===== RECORDS PROVIDED

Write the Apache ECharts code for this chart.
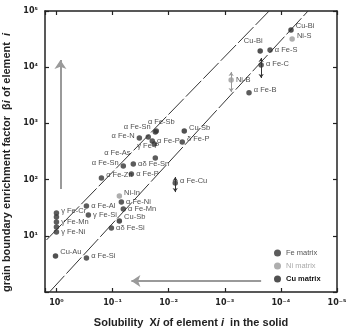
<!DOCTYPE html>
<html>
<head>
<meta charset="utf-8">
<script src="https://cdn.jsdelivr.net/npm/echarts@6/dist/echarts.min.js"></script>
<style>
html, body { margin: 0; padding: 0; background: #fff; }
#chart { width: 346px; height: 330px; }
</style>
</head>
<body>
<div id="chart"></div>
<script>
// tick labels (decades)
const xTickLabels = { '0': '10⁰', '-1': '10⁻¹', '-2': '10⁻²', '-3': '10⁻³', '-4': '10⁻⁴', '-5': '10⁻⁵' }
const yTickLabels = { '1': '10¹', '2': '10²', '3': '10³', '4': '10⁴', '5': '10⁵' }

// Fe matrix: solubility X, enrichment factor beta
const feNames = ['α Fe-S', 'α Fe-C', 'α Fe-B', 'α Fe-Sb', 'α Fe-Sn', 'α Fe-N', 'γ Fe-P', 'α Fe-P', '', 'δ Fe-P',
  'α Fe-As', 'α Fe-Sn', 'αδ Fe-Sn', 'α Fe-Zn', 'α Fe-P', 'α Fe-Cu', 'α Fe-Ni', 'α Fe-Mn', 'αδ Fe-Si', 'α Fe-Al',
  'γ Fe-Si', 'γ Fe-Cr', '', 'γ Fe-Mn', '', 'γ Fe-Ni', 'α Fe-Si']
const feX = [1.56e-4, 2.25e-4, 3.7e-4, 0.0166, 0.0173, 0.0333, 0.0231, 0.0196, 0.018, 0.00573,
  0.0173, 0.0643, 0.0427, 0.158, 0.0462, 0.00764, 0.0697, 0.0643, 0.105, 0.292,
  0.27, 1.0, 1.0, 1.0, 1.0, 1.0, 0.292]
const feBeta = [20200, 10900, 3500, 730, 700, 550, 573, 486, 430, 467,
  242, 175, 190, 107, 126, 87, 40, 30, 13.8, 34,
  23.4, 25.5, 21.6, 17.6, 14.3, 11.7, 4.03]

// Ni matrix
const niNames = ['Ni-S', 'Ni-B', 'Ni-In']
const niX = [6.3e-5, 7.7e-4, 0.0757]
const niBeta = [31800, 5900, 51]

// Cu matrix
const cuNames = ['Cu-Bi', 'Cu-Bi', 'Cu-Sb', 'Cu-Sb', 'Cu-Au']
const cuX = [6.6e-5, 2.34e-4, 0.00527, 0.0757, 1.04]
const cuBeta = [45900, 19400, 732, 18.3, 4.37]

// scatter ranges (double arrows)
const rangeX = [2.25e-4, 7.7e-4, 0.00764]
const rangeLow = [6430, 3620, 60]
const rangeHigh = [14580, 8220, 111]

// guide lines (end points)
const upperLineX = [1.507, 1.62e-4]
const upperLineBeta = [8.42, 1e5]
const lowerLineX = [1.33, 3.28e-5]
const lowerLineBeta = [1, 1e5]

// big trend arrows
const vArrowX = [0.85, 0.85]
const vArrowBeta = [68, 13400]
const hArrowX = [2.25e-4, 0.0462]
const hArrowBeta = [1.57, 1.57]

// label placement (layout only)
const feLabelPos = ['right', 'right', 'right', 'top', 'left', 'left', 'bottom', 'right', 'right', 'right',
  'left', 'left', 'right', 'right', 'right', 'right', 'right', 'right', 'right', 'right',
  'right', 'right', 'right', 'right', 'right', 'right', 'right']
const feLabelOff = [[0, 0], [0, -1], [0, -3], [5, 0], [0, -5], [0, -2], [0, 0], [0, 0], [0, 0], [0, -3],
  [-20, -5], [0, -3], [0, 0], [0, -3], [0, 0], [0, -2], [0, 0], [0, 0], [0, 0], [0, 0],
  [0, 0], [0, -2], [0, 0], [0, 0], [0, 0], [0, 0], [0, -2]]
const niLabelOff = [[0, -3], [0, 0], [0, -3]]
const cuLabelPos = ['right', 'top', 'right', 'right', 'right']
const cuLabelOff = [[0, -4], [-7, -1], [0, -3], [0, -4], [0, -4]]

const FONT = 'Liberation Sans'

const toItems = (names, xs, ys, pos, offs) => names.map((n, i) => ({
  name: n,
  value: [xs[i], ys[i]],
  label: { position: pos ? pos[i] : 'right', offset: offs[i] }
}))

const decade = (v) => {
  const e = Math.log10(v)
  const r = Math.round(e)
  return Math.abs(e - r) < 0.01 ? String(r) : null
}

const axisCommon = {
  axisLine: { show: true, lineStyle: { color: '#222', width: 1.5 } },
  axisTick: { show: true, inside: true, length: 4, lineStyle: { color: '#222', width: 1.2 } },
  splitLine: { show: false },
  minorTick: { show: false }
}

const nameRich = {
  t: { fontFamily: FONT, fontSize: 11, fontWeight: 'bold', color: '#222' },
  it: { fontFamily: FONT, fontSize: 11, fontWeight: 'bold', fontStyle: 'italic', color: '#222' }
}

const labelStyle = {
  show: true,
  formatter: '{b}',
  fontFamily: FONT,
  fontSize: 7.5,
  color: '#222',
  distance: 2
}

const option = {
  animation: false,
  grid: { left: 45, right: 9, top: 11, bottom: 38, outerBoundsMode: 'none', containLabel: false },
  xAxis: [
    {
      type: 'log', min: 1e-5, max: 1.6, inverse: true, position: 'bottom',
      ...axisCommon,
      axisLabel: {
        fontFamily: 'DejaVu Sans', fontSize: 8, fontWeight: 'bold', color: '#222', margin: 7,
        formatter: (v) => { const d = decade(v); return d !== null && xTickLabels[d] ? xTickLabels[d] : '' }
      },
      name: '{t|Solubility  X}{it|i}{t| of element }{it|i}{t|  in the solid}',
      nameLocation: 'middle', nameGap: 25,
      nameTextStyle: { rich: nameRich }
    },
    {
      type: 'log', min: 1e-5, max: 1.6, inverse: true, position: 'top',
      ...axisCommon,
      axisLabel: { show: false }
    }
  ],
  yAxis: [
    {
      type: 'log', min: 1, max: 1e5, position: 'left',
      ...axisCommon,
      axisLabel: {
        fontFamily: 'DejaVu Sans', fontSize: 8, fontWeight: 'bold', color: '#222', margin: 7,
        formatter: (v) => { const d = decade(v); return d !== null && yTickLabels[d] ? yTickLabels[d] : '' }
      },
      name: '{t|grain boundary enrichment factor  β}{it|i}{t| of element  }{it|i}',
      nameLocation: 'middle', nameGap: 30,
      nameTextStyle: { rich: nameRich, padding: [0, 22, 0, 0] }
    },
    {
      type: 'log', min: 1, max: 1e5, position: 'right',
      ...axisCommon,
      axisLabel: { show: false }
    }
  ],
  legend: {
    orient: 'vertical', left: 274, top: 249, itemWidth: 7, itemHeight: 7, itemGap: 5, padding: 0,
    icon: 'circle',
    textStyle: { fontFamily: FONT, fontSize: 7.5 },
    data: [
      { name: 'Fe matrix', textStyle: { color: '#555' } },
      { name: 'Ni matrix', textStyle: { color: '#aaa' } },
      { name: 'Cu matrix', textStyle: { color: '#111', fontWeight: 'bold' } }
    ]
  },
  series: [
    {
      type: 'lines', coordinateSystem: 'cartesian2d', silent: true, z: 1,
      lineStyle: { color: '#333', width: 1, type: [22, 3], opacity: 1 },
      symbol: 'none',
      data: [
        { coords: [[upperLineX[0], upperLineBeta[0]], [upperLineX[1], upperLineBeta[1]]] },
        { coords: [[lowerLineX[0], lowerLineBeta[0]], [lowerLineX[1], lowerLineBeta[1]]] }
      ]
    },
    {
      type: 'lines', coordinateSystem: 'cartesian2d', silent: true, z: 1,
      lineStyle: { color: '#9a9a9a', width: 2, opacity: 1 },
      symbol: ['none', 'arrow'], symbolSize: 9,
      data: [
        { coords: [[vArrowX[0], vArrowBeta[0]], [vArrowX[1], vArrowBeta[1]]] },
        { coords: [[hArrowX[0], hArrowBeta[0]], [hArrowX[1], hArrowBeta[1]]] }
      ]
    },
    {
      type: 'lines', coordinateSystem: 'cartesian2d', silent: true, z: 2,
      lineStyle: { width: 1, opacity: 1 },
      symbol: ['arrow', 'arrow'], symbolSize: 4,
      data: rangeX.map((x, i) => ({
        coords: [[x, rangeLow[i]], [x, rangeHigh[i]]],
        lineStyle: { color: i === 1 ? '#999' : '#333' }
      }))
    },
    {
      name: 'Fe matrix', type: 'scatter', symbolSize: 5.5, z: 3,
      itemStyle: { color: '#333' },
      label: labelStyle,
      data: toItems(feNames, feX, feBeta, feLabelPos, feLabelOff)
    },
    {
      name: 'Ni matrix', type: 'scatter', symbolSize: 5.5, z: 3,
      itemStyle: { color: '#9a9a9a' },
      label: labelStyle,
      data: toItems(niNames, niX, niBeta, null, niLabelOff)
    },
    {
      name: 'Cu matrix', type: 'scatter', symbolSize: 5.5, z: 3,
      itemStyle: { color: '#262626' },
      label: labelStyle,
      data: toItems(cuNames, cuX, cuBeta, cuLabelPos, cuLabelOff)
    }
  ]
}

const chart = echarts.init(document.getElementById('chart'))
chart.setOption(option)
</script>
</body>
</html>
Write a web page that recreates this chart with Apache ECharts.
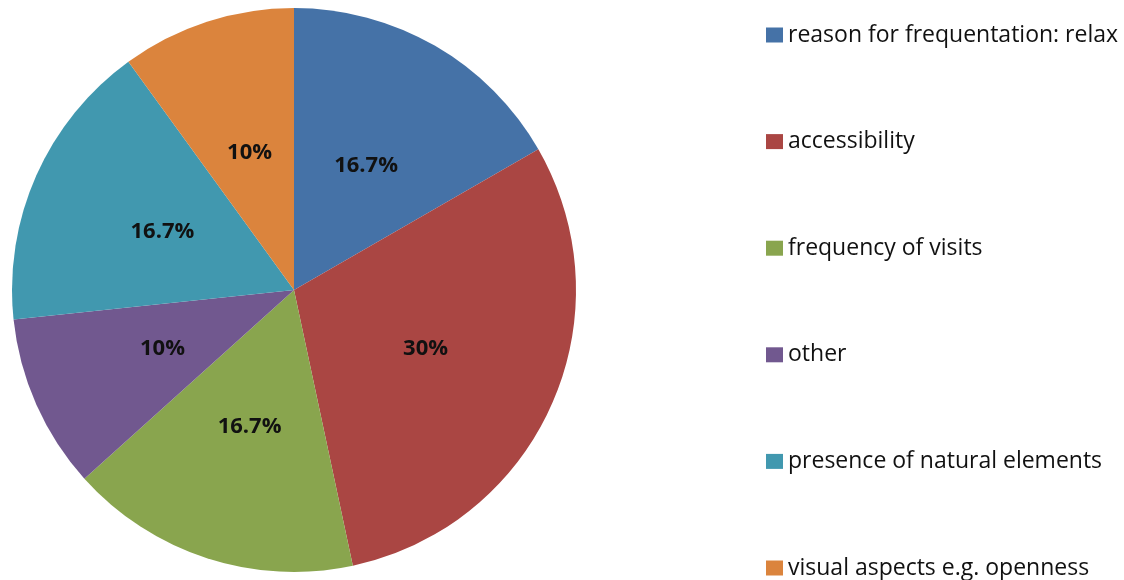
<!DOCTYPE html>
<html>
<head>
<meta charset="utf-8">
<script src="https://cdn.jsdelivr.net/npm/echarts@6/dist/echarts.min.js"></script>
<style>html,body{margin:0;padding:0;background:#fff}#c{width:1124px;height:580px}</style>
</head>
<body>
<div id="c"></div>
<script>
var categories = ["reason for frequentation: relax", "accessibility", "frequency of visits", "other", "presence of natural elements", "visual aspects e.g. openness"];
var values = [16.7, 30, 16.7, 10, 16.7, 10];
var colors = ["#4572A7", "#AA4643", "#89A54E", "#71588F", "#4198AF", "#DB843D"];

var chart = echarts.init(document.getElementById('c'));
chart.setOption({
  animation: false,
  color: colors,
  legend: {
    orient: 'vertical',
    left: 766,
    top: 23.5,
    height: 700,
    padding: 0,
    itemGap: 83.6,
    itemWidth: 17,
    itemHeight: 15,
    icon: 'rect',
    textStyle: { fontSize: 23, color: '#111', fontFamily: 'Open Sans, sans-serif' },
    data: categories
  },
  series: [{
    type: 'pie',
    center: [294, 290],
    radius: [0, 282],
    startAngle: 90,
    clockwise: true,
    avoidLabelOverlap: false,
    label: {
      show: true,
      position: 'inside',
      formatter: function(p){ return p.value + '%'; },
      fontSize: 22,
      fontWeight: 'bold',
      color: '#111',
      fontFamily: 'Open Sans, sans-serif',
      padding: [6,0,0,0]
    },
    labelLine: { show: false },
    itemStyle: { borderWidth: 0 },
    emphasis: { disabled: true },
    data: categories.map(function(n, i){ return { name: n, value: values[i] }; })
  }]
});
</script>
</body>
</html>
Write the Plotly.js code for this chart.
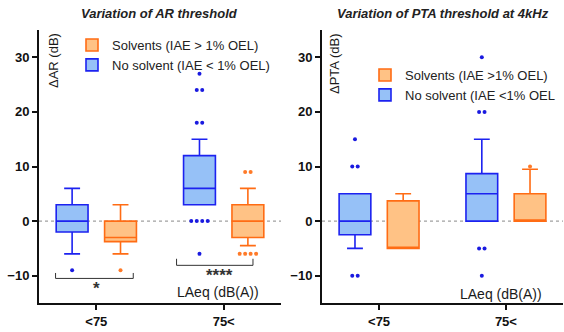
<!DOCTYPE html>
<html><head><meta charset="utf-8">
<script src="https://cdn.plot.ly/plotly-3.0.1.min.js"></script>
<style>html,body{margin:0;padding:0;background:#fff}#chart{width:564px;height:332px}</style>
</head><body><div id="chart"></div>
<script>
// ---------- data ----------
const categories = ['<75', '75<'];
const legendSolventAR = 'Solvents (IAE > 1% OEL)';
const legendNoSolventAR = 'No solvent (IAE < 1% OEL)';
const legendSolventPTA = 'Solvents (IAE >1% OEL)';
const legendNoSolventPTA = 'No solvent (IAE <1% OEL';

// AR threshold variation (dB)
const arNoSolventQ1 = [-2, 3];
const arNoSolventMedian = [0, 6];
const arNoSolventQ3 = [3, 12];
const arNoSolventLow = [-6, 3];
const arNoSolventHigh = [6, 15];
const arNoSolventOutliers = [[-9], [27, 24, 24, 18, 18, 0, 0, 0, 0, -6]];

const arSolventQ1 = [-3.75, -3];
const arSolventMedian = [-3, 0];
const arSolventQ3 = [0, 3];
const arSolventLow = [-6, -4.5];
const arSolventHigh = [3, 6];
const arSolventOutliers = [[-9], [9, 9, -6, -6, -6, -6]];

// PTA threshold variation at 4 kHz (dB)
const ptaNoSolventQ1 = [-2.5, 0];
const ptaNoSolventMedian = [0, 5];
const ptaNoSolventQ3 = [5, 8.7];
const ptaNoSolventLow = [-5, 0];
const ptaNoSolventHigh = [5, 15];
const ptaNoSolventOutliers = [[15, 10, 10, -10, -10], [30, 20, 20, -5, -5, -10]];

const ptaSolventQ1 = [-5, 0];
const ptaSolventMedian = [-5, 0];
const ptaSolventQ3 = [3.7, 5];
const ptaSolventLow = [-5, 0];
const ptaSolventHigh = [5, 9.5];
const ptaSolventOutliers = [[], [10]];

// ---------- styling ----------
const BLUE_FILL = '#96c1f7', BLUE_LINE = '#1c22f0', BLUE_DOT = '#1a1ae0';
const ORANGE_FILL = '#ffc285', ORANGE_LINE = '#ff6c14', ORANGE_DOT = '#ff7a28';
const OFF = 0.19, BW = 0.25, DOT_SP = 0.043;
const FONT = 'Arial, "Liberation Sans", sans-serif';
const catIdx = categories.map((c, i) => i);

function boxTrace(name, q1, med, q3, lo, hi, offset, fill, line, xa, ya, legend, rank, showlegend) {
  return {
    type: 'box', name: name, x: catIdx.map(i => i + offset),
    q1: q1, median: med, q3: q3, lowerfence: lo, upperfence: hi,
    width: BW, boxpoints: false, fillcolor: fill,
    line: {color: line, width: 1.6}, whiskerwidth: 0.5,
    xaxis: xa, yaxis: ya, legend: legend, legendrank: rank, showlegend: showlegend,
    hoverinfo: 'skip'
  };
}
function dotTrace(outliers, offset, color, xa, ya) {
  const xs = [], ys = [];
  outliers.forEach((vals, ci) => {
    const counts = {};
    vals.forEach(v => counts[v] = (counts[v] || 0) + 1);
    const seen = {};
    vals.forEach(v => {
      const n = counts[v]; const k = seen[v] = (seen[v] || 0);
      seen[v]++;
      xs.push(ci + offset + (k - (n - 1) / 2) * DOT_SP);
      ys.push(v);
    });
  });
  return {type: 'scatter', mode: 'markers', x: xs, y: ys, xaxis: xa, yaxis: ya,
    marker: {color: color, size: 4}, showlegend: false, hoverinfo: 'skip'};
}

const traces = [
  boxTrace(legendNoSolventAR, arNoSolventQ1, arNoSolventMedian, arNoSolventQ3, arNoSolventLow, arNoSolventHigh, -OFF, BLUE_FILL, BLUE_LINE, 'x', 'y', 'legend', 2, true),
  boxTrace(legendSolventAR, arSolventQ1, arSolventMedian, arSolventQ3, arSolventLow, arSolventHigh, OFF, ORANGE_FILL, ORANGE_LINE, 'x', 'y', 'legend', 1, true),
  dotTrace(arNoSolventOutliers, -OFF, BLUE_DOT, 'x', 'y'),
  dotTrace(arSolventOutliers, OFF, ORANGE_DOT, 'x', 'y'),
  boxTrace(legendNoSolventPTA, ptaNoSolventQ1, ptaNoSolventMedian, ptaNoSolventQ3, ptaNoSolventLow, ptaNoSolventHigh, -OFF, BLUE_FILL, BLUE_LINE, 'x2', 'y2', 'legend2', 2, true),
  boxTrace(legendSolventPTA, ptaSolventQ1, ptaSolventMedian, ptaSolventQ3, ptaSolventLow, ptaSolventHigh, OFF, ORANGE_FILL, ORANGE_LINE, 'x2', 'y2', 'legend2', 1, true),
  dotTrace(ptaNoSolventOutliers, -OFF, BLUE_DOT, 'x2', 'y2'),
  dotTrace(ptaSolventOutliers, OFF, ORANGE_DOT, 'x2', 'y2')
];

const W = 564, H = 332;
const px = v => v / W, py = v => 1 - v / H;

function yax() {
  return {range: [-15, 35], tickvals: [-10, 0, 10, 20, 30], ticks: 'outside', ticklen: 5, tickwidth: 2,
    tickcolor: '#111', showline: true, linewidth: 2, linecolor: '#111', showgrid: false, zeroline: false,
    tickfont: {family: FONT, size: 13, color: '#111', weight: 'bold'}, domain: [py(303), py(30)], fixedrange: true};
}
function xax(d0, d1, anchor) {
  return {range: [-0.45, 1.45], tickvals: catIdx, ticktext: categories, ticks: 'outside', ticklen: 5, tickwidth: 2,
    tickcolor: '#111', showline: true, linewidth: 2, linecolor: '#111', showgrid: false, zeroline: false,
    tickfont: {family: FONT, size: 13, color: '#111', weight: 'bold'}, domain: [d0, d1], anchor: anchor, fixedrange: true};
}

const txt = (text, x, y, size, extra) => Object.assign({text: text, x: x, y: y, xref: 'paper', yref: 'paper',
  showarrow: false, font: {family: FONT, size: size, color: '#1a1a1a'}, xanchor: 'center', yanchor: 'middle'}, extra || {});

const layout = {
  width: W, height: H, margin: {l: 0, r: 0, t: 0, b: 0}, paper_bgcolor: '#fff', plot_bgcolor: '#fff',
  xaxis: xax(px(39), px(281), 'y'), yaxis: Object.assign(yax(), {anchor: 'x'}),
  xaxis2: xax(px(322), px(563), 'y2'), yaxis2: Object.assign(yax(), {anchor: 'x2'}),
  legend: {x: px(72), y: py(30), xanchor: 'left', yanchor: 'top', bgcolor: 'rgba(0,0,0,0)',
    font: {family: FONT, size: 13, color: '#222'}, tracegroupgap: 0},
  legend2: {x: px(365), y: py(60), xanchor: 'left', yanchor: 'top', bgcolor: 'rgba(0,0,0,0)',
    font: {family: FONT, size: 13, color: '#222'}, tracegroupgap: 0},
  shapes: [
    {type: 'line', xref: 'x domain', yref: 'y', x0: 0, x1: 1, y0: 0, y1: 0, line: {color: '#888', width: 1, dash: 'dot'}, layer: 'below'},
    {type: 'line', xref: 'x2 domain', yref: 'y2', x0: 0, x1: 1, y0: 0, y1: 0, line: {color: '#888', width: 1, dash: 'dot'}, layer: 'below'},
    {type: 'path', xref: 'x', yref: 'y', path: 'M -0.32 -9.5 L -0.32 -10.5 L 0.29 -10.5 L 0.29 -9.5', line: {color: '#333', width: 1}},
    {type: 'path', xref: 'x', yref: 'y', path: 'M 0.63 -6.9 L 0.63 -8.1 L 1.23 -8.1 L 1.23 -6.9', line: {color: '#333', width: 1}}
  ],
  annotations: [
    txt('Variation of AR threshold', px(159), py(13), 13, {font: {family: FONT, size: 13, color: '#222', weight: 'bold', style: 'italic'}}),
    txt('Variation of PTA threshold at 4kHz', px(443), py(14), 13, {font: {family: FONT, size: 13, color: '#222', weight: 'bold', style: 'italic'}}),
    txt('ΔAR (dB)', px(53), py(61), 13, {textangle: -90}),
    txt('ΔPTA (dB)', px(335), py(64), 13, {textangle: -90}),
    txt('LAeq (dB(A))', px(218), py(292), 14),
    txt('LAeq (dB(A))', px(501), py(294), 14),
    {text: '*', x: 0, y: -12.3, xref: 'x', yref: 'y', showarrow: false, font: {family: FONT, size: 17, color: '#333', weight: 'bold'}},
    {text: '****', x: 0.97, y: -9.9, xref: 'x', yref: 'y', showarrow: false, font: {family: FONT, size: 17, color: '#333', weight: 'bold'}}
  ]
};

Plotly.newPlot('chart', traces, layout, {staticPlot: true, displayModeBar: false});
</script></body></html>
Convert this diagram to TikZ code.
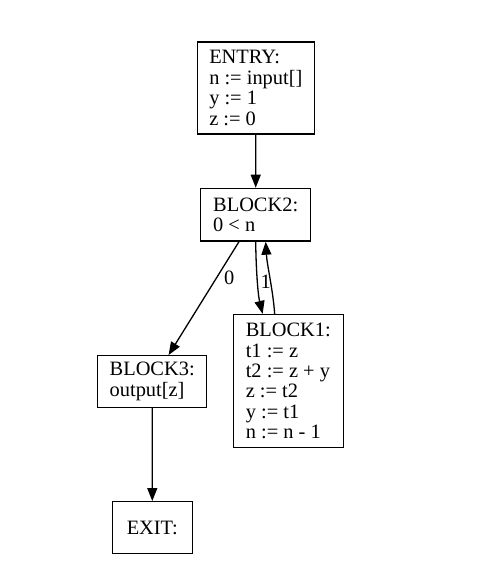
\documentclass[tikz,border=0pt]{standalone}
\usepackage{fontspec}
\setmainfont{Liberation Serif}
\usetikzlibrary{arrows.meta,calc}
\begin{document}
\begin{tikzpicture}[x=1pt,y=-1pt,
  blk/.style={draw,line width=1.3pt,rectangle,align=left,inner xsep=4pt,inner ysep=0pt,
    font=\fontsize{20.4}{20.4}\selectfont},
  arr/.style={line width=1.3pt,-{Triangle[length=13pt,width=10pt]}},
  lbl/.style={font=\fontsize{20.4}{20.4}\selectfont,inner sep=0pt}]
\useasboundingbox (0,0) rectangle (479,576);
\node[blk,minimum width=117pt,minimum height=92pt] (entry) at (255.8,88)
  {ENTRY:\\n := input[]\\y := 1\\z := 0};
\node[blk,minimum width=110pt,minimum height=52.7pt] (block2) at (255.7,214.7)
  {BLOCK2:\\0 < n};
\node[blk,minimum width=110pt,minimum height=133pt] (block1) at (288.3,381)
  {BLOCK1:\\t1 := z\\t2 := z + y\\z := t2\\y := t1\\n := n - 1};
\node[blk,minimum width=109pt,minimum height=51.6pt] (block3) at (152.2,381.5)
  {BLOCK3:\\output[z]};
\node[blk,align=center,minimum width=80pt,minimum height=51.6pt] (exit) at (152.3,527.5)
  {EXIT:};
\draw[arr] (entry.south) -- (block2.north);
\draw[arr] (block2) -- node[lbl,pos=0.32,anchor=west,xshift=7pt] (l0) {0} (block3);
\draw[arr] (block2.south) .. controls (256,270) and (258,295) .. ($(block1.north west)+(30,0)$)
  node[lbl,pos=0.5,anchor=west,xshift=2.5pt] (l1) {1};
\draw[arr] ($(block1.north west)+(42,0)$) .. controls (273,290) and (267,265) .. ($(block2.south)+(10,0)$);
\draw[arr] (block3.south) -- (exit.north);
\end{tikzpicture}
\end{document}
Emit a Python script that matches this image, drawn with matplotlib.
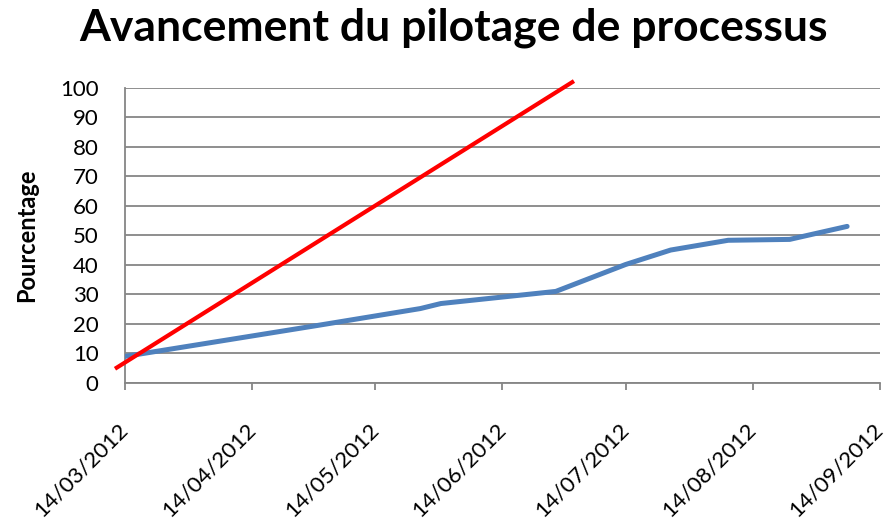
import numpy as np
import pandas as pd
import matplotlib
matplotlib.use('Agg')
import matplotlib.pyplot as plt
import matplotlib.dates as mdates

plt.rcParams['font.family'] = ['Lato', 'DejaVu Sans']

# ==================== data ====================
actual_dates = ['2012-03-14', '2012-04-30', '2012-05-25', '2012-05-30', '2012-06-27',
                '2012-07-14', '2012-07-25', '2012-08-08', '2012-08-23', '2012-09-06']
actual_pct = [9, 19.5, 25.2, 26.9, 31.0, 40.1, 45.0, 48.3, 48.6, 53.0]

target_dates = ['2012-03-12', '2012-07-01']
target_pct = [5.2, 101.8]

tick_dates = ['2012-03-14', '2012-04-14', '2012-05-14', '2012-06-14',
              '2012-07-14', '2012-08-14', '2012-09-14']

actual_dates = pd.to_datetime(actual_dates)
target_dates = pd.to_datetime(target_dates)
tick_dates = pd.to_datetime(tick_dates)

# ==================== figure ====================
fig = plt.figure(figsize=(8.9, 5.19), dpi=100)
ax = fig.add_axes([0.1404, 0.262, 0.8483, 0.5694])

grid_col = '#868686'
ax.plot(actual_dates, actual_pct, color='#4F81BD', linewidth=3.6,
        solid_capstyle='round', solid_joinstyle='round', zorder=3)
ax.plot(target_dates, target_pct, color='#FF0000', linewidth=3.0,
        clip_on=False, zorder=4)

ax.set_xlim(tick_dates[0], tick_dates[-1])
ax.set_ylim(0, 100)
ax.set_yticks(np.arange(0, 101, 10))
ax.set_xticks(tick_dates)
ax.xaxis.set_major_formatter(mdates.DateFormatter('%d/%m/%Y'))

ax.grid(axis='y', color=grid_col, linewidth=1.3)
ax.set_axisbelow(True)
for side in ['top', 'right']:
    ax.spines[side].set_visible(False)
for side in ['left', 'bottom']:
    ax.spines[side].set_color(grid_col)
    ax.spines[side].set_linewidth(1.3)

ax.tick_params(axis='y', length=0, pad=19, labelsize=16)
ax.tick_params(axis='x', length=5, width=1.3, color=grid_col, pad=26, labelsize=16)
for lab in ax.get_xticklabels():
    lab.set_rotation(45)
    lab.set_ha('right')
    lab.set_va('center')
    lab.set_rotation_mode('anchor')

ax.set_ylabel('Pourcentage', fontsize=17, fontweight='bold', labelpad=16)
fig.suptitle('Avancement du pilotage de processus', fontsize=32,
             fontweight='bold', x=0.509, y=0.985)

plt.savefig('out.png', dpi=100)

==========

| WHAT IS BEING ASKED |
Scan the material above. Extract every line in which the word "that" occurs.

| PROBLEM SOLUTION |
Write a web page that recreates this chart with Apache ECharts.
Emit a Python script that matches this image, drawn with matplotlib.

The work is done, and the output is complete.